A common regulatory agency requirement for any dam project is the creation of inundation maps. Condor is a leader in the creation of digital inundation maps and is experienced in the conversion of previous inundation mapping projects to digital format.
One of the most important parts of an Emergency Action Plan (EAP) is the inundation map which shows the approximate downstream area that would be affected by a dam failure. Early versions of inundation maps were often created by drawing inundation zones on United States Geological Survey (USGS) quad sheets by interpolating between cross section flood elevations from a dambreak model. Presently, geographic information system (GIS) technology is commonly used to develop inundation maps. (From a letter sent to a dam project developer.)—Federal Energy Regulatory Commission (FERC)
Condor recognizes the importance of the initiative being brought forward by the FERC to streamline the creation of EAPs using inundation maps. As a leading Geographic Information Systems (GIS) company, we can help current and proposed dam projects comply with the digital delivery requirements of regulatory agencies such as EMAs and regional commissions. The general specifications for the “FERC requirements for Submitting GIS Inundation Zones” were designed to streamline actions taken in the event of dam failure in order to facilitate communication and response time between dam owners, EMA’s and property owners. Ensuring that digital files are compatible with the EMAs and FERC’s requirements is a key component of these specifications.

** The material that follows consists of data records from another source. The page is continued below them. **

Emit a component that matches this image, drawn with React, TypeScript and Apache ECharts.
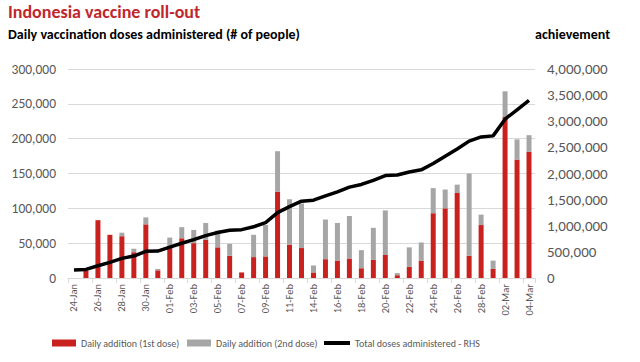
import React, { useEffect, useRef } from "react";
import * as echarts from "echarts";

const dates = [
  "24-Jan", "25-Jan", "26-Jan", "27-Jan", "28-Jan", "29-Jan", "30-Jan", "31-Jan",
  "01-Feb", "02-Feb", "03-Feb", "04-Feb", "05-Feb", "06-Feb", "07-Feb", "08-Feb",
  "09-Feb", "10-Feb", "11-Feb", "12-Feb", "14-Feb", "15-Feb", "16-Feb", "17-Feb",
  "18-Feb", "19-Feb", "20-Feb", "21-Feb", "22-Feb", "23-Feb", "24-Feb", "25-Feb",
  "26-Feb", "27-Feb", "28-Feb", "01-Mar", "02-Mar", "03-Mar", "04-Mar",
];

const firstDose = [
  0, 11000, 83000, 62000, 60000, 37000, 77000, 11000, 46000, 57000, 50000, 55000,
  44000, 32000, 8000, 30000, 31000, 124000, 48000, 43000, 8000, 27000, 25000, 28000,
  14000, 26000, 33000, 4000, 16000, 25000, 93000, 100000, 122000, 32000, 76000, 13000,
  231000, 170000, 181000,
];

const secondDose = [
  0, 0, 0, 0, 5000, 5000, 10000, 2000, 12000, 16000, 19000, 24000, 24000, 17000, 0,
  32000, 45000, 58000, 65000, 64000, 10000, 57000, 54000, 61000, 26000, 46000, 64000,
  3000, 28000, 26000, 36000, 27000, 12000, 118000, 15000, 12000, 37000, 29000, 24000,
];

const totalDoses = [
  155000, 165000, 235000, 300000, 375000, 420000, 510000, 515000, 590000, 665000,
  735000, 810000, 870000, 915000, 925000, 980000, 1060000, 1250000, 1365000, 1470000,
  1490000, 1570000, 1650000, 1740000, 1790000, 1870000, 1960000, 1970000, 2030000,
  2070000, 2190000, 2330000, 2470000, 2620000, 2700000, 2720000, 3040000, 3220000,
  3400000,
];

const seriesNames = [
  "Daily addition (1st dose)",
  "Daily addition (2nd dose)",
  "Total doses administered - RHS",
];

const titleText = "Indonesia vaccine roll-out";
const subtitleText = "Daily vaccination doses administered (# of people)";
const rightTitleText = "achievement";

const FONT = "Carlito, 'Liberation Sans Narrow', Lato, sans-serif";
const fmt = (v: number) => v.toLocaleString("en-US");

export default function App() {
  const ref = useRef<HTMLDivElement>(null);
  useEffect(() => {
    if (!ref.current) return;
    const chart = echarts.init(ref.current, undefined, { renderer: "svg" });
    const legendText = { color: "#595959", fontSize: 10, fontFamily: FONT };
    chart.setOption({
      animation: false,
      backgroundColor: "#ffffff",
      textStyle: { fontFamily: FONT },
      graphic: [
        {
          type: "text",
          left: 8,
          top: 3,
          style: { text: titleText, fill: "#c0272d", font: `bold 18px ${FONT}` },
        },
        {
          type: "text",
          left: 8,
          top: 27,
          style: { text: subtitleText, fill: "#000000", font: `bold 14px ${FONT}` },
        },
        {
          type: "text",
          right: 30,
          top: 27,
          style: { text: rightTitleText, fill: "#000000", font: `bold 14px ${FONT}` },
        },
      ],
      legend: [
        {
          left: 47,
          top: 333,
          itemWidth: 24,
          itemHeight: 7,
          itemGap: 4,
          textStyle: legendText,
          data: [{ name: seriesNames[0], icon: "rect" }],
        },
        {
          left: 182,
          top: 333,
          itemWidth: 24,
          itemHeight: 7,
          itemGap: 4,
          textStyle: legendText,
          data: [{ name: seriesNames[1], icon: "rect" }],
        },
        {
          left: 319,
          top: 333,
          itemWidth: 26,
          itemHeight: 4,
          itemGap: 4,
          textStyle: legendText,
          data: [{ name: seriesNames[2], icon: "rect", itemStyle: { color: "#000000" } }],
        },
      ],
      grid: { left: 68, right: 105, top: 69, bottom: 84, containLabel: false },
      xAxis: {
        type: "category",
        data: dates,
        boundaryGap: true,
        axisLine: { lineStyle: { color: "#d9d9d9", width: 1 } },
        axisTick: { show: true, interval: 1, length: 5, lineStyle: { color: "#d9d9d9" } },
        axisLabel: {
          interval: 1,
          rotate: 90,
          color: "#595959",
          fontSize: 10.5,
          fontFamily: FONT,
          margin: 6,
        },
      },
      yAxis: [
        {
          type: "value",
          min: 0,
          max: 300000,
          interval: 50000,
          axisLine: { show: false },
          axisTick: { show: false },
          splitLine: { lineStyle: { color: "#d9d9d9", width: 1 } },
          axisLabel: { formatter: fmt, color: "#595959", fontSize: 13.5, fontFamily: FONT, margin: 12 },
        },
        {
          type: "value",
          min: 0,
          max: 4000000,
          interval: 500000,
          axisLine: { show: false },
          axisTick: { show: false },
          splitLine: { show: false },
          axisLabel: { formatter: fmt, color: "#595959", fontSize: 15, fontFamily: FONT, margin: 12 },
        },
      ],
      series: [
        {
          name: seriesNames[0],
          type: "bar",
          stack: "daily",
          data: firstDose,
          barWidth: 5,
          itemStyle: { color: "#c9211e" },
        },
        {
          name: seriesNames[1],
          type: "bar",
          stack: "daily",
          data: secondDose,
          barWidth: 5,
          itemStyle: { color: "#a6a6a6" },
        },
        {
          name: seriesNames[2],
          type: "line",
          yAxisIndex: 1,
          data: totalDoses,
          symbol: "none",
          lineStyle: { color: "#000000", width: 3.5 },
          itemStyle: { color: "#000000" },
        },
      ],
    });
    return () => chart.dispose();
  }, []);
  return (
    <div
      ref={ref}
      style={{ position: "fixed", left: 0, top: 0, width: 640, height: 362 }}
    />
  );
}
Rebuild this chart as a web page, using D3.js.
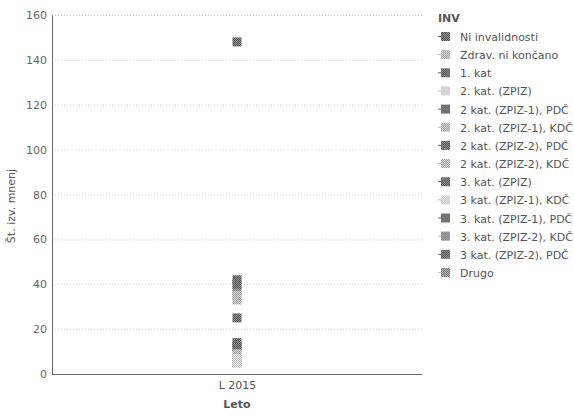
<!DOCTYPE html>
<html><head><meta charset="utf-8">
<script src="https://cdn.jsdelivr.net/npm/d3@7"></script>
<style>body{margin:0;background:#fff}svg{display:block}</style>
</head><body>
<script>
const categories = ["L 2015"];
const seriesNames = ["Ni invalidnosti","Zdrav. ni končano","1. kat","2. kat. (ZPIZ)","2 kat. (ZPIZ-1), PDČ","2. kat. (ZPIZ-1), KDČ","2 kat. (ZPIZ-2), PDČ","2 kat. (ZPIZ-2), KDČ","3. kat. (ZPIZ)","3 kat. (ZPIZ-1), KDČ","3. kat. (ZPIZ-1), PDČ","3. kat. (ZPIZ-2), KDČ","3 kat. (ZPIZ-2), PDČ","Drugo"];
const seriesValues = [148,35,42,7,40,33,14,9,25,5,12,37,12,5];
const seriesShade = ["dark","light","dark","pale","dark","light","dark","light","dark","pale","dark","mid","dark","mid"];
const yTicks = [0,20,40,60,80,100,120,140,160];

const W=574,H=415;
const svg=d3.select("body").append("svg").attr("width",W).attr("height",H);
const defs=svg.append("defs");
const shades={dark:["#9a9a9a","#4a4a4a"],mid:["#bdbdbd","#6e6e6e"],light:["#e2e2e2","#949494"],pale:["#f2f2f2","#b8b8b8"]};
Object.entries(shades).forEach(([k,[bg,fg]])=>{
  const p=defs.append("pattern").attr("id","p-"+k).attr("width",2).attr("height",2).attr("patternUnits","userSpaceOnUse");
  p.append("rect").attr("width",2).attr("height",2).attr("fill",bg);
  p.append("rect").attr("width",1).attr("height",1).attr("fill",fg);
  p.append("rect").attr("x",1).attr("y",1).attr("width",1).attr("height",1).attr("fill",fg);
});

const pL=52,pR=422,pT=15,pB=374;
const y=d3.scaleLinear().domain([0,160]).range([pB,pT]);
const x=d3.scalePoint().domain(categories).range([pL,pR]).padding(0.5);
const FONT="DejaVu Sans";

// grid
svg.append("g").selectAll("line").data(yTicks.filter(d=>d>0)).join("line")
  .attr("x1",pL).attr("x2",pR).attr("y1",d=>y(d)+0.5).attr("y2",d=>y(d)+0.5)
  .attr("stroke","#cfcfcf").attr("stroke-dasharray","1,2");

const yAxis=svg.append("g").attr("transform",`translate(${pL},0)`)
  .call(d3.axisLeft(y).tickValues(yTicks).tickSize(0).tickPadding(5));
yAxis.select(".domain").attr("stroke","#666");
yAxis.selectAll("text").attr("font-family",FONT).attr("font-size",11).attr("fill","#666");

const xAxis=svg.append("g").attr("transform",`translate(0,${pB})`)
  .call(d3.axisBottom(x).tickSize(0).tickPadding(7));
xAxis.select(".domain").attr("stroke","#666").attr("d",`M${pL},0.5H${pR}`);
xAxis.selectAll("text").attr("font-family",FONT).attr("font-size",11).attr("fill","#555");

svg.append("text").attr("x",x(categories[0])).attr("y",408).attr("text-anchor","middle")
  .attr("font-family",FONT).attr("font-size",11).attr("font-weight","600").attr("fill","#555").text("Leto");
svg.append("text").attr("transform",`translate(15,206) rotate(-90)`).attr("text-anchor","middle")
  .attr("font-family",FONT).attr("font-size",11).attr("fill","#555").text("Št. izv. mnenj");

// markers
const ms=9;
svg.append("g").selectAll("rect").data(seriesNames.map((n,i)=>({n,v:seriesValues[i],s:seriesShade[i]})).reverse()).join("rect")
  .attr("x",x(categories[0])-ms/2).attr("y",d=>y(d.v)-ms/2).attr("width",ms).attr("height",ms)
  .attr("fill",d=>`url(#p-${d.s})`);

// legend
const lg=svg.append("g");
lg.append("text").attr("x",438).attr("y",22).attr("font-family",FONT).attr("font-size",11).attr("font-weight","700").attr("fill","#555").text("INV");
const items=lg.selectAll("g.it").data(seriesNames).join("g").attr("class","it")
  .attr("transform",(d,i)=>`translate(441,${37+i*18.15})`);
items.append("rect").attr("x",0).attr("y",-5).attr("width",9).attr("height",9).attr("fill",(d,i)=>`url(#p-${seriesShade[i]})`);
items.append("line").attr("x1",-3).attr("x2",0).attr("y1",-0.5).attr("y2",-0.5).attr("stroke",(d,i)=>seriesShade[i]==="dark"?"#666":"#bbb");
items.append("text").attr("x",19).attr("y",4).attr("font-family",FONT).attr("font-size",11).attr("fill","#555").text(d=>d);
</script>
</body></html>
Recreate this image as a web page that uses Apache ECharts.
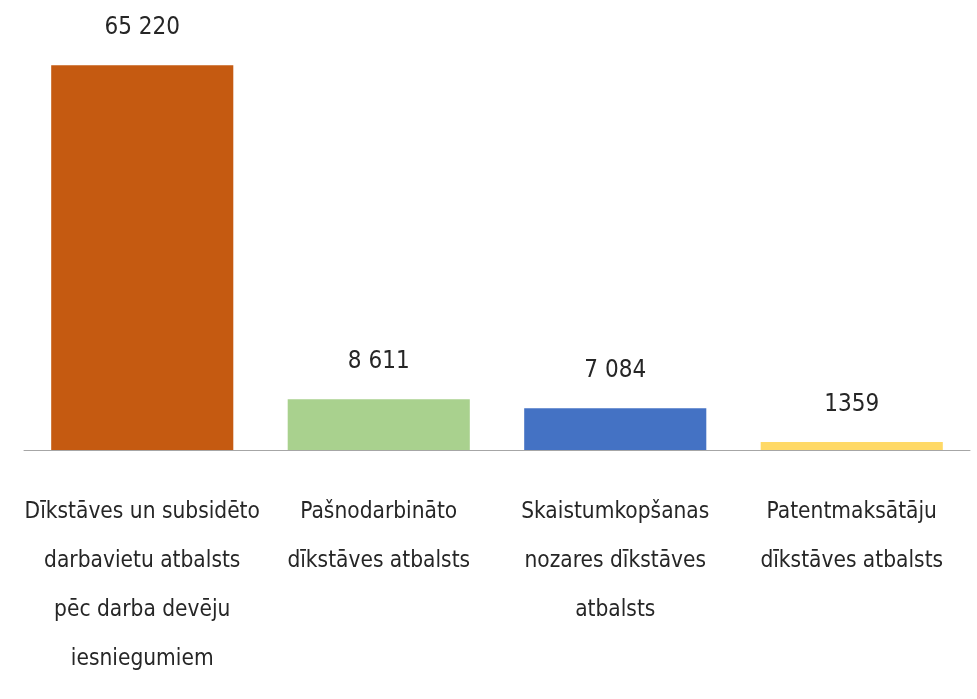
<!DOCTYPE html>
<html>
<head>
<meta charset="utf-8">
<script src="https://cdn.jsdelivr.net/npm/echarts@6/dist/echarts.min.js"></script>
<style>
  html, body { margin: 0; padding: 0; background: #fff; }
  #chart { width: 977px; height: 699px; }
</style>
</head>
<body>
<div id="chart"></div>
<script>
// chart data
var categories = [
  'Dīkstāves un subsidēto\ndarbavietu atbalsts\npēc darba devēju\niesniegumiem',
  'Pašnodarbināto\ndīkstāves atbalsts',
  'Skaistumkopšanas\nnozares dīkstāves\natbalsts',
  'Patentmaksātāju\ndīkstāves atbalsts'
];
var values = [65220, 8611, 7084, 1359];
var valueLabels = ['65 220', '8 611', '7 084', '1359'];
var barColors = ['#C55A11', '#A9D18E', '#4472C4', '#FFD966'];

var FONT = '"Liberation Sans Narrow", "DejaVu Sans Condensed", sans-serif';
var TEXT = '#262626';

var chart = echarts.init(document.getElementById('chart'), null, { renderer: 'canvas' });

chart.setOption({
  animation: false,
  backgroundColor: '#ffffff',
  grid: { left: 24, right: 7, top: 37, bottom: 249, containLabel: false },
  xAxis: {
    type: 'category',
    data: categories,
    axisLine: { lineStyle: { color: '#a6a6a6', width: 1 } },
    axisTick: { show: false },
    axisLabel: {
      interval: 0,
      margin: 38,
      color: TEXT,
      fontFamily: FONT,
      fontSize: 22.5,
      lineHeight: 49
    }
  },
  yAxis: {
    type: 'value',
    min: 0,
    max: 70000,
    show: false,
    splitLine: { show: false }
  },
  series: [{
    type: 'bar',
    barWidth: '77%',
    data: values.map(function (v, i) {
      return { value: v, itemStyle: { color: barColors[i] } };
    }),
    label: {
      show: true,
      position: 'top',
      distance: 25,
      color: TEXT,
      fontFamily: FONT,
      fontSize: 24,
      formatter: function (p) { return valueLabels[p.dataIndex]; }
    }
  }]
});
</script>
</body>
</html>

Using GIS technology to create your digital inundation maps will have positive impacts on an emergency response in the event of a dam failure.
According to California’s Dam Inundation Mapping Regulations §2576,
A dam owner will be notified by the Governor’s Office of Emergency Services (hereinafter “Office”) of the requirement for an inundation map as soon as the office is informed of the following:
(a) a “Notice of Application” is filed with The Department of Water Resources, Division of Safety of Dams; or,
(b) a dam is under construction; or,
(c) a dam has been completed; or,
(d) a waiver previously granted by the Office is no longer applicable.
Other regulatory agencies may also require inundation maps as a requisite to dam construction; as such data will potentially prevent the loss of lives and property.